PLANNING FOR A COACHING CONVERSATION

Planning for a coaching conversation is similar in some ways to planning a lesson--we construct a couple clear goals, design a route to meet those goals, anticipate the challenges that might arise, and review material that might be helpful. As when you design a lesson, when you plan a coaching conversation keep in mind that you may need to change course, modify plans, or even abandon the directions and activities you planned because some other skill gap becomes apparent or a more pressing need presents itself.
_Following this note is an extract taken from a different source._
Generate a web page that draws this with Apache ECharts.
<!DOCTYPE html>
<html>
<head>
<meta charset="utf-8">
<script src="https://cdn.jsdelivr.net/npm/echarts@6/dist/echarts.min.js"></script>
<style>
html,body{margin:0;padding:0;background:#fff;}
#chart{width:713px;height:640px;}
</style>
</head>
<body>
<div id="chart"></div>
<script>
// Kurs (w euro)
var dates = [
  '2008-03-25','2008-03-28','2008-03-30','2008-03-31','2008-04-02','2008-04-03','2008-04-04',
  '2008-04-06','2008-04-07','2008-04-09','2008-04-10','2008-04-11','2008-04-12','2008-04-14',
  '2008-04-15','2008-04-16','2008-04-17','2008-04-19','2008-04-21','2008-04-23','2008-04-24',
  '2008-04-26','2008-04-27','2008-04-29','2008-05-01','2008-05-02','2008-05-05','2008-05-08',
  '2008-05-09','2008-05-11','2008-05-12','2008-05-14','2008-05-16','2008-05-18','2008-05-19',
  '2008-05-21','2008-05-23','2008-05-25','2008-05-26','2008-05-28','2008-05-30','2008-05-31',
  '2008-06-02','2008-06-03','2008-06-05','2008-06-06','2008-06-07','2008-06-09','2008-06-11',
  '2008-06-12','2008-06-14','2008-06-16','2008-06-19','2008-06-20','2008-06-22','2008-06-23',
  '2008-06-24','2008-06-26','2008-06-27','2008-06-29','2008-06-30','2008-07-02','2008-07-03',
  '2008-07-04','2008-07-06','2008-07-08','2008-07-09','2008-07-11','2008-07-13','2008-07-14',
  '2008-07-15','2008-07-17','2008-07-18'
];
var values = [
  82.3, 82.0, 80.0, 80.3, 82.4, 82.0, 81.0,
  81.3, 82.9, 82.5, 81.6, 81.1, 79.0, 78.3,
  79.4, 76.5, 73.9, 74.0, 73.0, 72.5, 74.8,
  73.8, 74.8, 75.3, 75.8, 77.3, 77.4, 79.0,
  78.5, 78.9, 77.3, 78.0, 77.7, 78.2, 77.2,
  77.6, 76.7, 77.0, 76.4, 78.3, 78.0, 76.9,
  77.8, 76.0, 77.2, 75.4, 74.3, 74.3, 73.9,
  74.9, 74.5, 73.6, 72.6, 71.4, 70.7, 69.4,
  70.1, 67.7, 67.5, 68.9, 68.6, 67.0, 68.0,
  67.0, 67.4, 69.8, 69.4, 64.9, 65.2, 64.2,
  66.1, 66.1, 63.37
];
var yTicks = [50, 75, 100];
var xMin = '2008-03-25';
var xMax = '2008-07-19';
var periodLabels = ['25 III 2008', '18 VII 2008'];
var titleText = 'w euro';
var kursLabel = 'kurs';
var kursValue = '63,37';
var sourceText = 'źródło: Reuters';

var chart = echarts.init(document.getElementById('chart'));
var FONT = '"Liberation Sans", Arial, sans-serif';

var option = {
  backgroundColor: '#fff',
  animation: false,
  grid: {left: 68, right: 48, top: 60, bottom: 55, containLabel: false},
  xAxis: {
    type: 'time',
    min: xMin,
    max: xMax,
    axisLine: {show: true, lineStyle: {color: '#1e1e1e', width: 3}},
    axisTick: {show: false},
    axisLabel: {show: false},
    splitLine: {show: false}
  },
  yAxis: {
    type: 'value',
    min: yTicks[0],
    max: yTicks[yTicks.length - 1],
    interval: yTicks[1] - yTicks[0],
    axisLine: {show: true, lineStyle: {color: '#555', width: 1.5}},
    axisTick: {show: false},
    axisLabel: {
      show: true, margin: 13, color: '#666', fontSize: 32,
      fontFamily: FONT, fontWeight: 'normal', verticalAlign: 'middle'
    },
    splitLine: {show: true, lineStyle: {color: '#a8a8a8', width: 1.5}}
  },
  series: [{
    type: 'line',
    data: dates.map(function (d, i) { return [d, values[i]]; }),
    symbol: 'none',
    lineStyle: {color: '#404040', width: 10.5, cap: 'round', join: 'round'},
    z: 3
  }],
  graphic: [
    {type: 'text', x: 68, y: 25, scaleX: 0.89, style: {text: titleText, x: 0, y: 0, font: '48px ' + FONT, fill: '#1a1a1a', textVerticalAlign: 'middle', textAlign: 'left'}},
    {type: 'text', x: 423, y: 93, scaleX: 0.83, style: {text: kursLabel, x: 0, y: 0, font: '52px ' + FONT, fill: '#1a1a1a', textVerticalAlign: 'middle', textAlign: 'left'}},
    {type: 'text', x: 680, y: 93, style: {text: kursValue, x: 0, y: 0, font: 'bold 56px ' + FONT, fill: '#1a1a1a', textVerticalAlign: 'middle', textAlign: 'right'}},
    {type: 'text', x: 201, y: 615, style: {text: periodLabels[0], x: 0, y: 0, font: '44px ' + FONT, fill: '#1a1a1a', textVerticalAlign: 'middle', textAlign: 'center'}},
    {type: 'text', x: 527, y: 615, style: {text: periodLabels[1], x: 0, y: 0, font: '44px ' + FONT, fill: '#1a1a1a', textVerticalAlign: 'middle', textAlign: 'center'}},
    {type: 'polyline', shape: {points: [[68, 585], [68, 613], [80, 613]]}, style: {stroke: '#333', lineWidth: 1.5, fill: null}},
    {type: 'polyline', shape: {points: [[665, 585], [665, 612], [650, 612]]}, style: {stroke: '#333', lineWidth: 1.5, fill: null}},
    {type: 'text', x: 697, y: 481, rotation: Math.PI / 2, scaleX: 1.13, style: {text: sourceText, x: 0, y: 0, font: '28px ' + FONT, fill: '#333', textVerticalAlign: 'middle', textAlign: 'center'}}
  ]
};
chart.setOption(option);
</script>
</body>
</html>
Planning for a coaching session is essential. After some experience, we might be able to walk into a meeting with a client and wing it, but we will be much more effective if we have a plan tucked into our coach-minds. As we move through the conversation the client won’t notice when we subtly guide the conversation, the thoughtful questions we seem to pose on the spur of the moment, or the way we calmly react to whatever comes up. If we are planned, then we might have anticipated that the client could need a particular resource and we’ll have a copy of that resource copied and ready to hand over. If we are planned, then we walk into the coaching meeting with the big picture fresh in our minds--the needs of the client and his goals, as well as the needs of the students and community he serves.
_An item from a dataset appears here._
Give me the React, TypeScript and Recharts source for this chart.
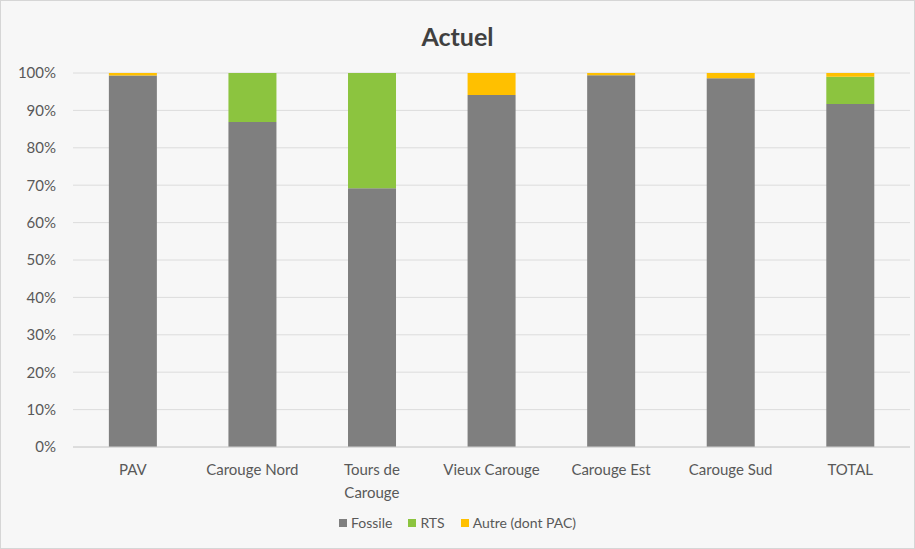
import { BarChart, Bar, XAxis, YAxis, CartesianGrid, Legend } from "recharts";

const categories = ["PAV", "Carouge Nord", "Tours de Carouge", "Vieux Carouge", "Carouge Est", "Carouge Sud", "TOTAL"];
const fossile = [99.3, 86.9, 69.2, 94.1, 99.4, 98.6, 91.7];
const rts = [0, 13.1, 30.8, 0, 0, 0, 7.3];
const autre = [0.7, 0, 0, 5.9, 0.6, 1.4, 1.0];
const yTicks = [0, 10, 20, 30, 40, 50, 60, 70, 80, 90, 100];

const series = [
  { key: "fossile", name: "Fossile", color: "#7f7f7f" },
  { key: "rts", name: "RTS", color: "#8cc43f" },
  { key: "autre", name: "Autre (dont PAC)", color: "#ffc000" },
];

const data = categories.map((name, i) => ({
  name,
  fossile: fossile[i],
  rts: rts[i],
  autre: autre[i],
}));

const FONT = "Lato, 'Open Sans', sans-serif";
const TEXT = "#595959";

const CategoryTick = (props: any) => {
  const { x, y, payload } = props;
  const label: string = payload.value;
  let lines = [label];
  if (label.length > 14) {
    const cut = label.lastIndexOf(" ");
    lines = [label.slice(0, cut), label.slice(cut + 1)];
  }
  return (
    <text x={x} y={y} textAnchor="middle" fill={TEXT} fontSize={15} fontFamily={FONT}>
      {lines.map((l, i) => (
        <tspan key={i} x={x} dy={i === 0 ? 18 : 23}>
          {l}
        </tspan>
      ))}
    </text>
  );
};

const LegendContent = () => (
  <div style={{ display: "flex", justifyContent: "center", gap: 16, fontFamily: FONT, fontSize: 14, color: TEXT }}>
    {series.map((s) => (
      <span key={s.key} style={{ display: "flex", alignItems: "center" }}>
        <span style={{ width: 8, height: 8, background: s.color, marginRight: 4, display: "inline-block" }} />
        {s.name}
      </span>
    ))}
  </div>
);

const App = () => {
  return (
    <div
      style={{
        position: "absolute",
        left: 0,
        top: 0,
        width: 915,
        height: 549,
        background: "#f7f7f7",
        boxSizing: "border-box",
        border: "1px solid #d6d6d6",
      }}
    >
      <div
        style={{
          position: "absolute",
          top: 20,
          width: "100%",
          textAlign: "center",
          fontFamily: FONT,
          fontWeight: 700,
          fontSize: 25,
          color: "#404040",
        }}
      >
        Actuel
      </div>
      <BarChart
        width={913}
        height={547}
        data={data}
        margin={{ top: 72, right: 4, bottom: 0, left: 0 }}
        barCategoryGap="30%"
      >
        <CartesianGrid vertical={false} stroke="#dcdcdc" />
        <XAxis
          dataKey="name"
          tick={<CategoryTick />}
          tickLine={false}
          axisLine={{ stroke: "#d0d0d0" }}
          interval={0}
          height={101}
          tickMargin={4}
        />
        <YAxis
          domain={[0, 100]}
          ticks={yTicks}
          tickFormatter={(v: number) => `${v}%`}
          tickLine={false}
          axisLine={false}
          tickSize={0}
          tickMargin={17}
          width={72}
          tick={{ fill: TEXT, fontSize: 15, fontFamily: FONT }}
        />
        <Legend
          verticalAlign="middle"
          content={<LegendContent />}
          wrapperStyle={{ top: 513, left: 0, width: 913 }}
        />
        {series.map((s) => (
          <Bar key={s.key} dataKey={s.key} name={s.name} stackId="a" fill={s.color} isAnimationActive={false} />
        ))}
      </BarChart>
    </div>
  );
};

export default App;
So how do we plan this meeting?

Step 1: Where Does My Client Need to Go?

The first step to plan a coaching conversation is to identify where my client needs to go in a particular session. To do this, I read over the notes and reflections I made after our last meeting. This helps me remember where my client was in her learning the last time we met. Then I consider where the conversation might need to go to move the client toward her goals. In order to do this, I review the work plan and my notes from recent sessions. I consider the evidence that my client is making progress and speculate on remaining gaps in skill, will, knowledge, or capacity. I look through my notes to see if there are any patterns in the holes--are there topics or issues that the client seems reluctant to address?

Based on the client’s goals and recent sessions, I plan for the upcoming meeting. What might be a meaningful outcome for this meeting? What might be helpful for my client to think about or do? Which coaching approach might be the most effective? Might it help to engage in some action together? Or have we been doing a lot of activities but not spending enough time reflecting on them?

Here’s a tool to help you plan coaching sessions: Coaching Session Planning Tool.pdf

Step 2: Who Do I Need to Be?

Once I have determined where the client needs the conversation to go, and I have some ideas about how we can get there, then I figure out who I need to be as a coach. This is the second step in planning a coaching conversation.
I know my clients need me to be grounded and present when I walk into their rooms. Simply by conveying a sense of calm a reflective space is opened that invites others to slow down and learn. I consciously, regularly cultivate a grounded state of being. There are many ways to do this. Some are daily habits such as getting exercise, prioritizing eight hours of sleep, and eating nutritious food. I encourage coaches to consider how they attend to their own emotional, physical, social, and spiritual needs--doing so will definitely improve a coach’s skills...

...When I knock on a client’s classroom or office, I know that a large part of what will make the meeting successful is my disposition: If I’m confident, compassionate, grounded and present, I know I can create a learning space for someone to explore his beliefs, behavior and being.

Coaches: How do you prepare for coaching sessions? What habits help you get grounded and present?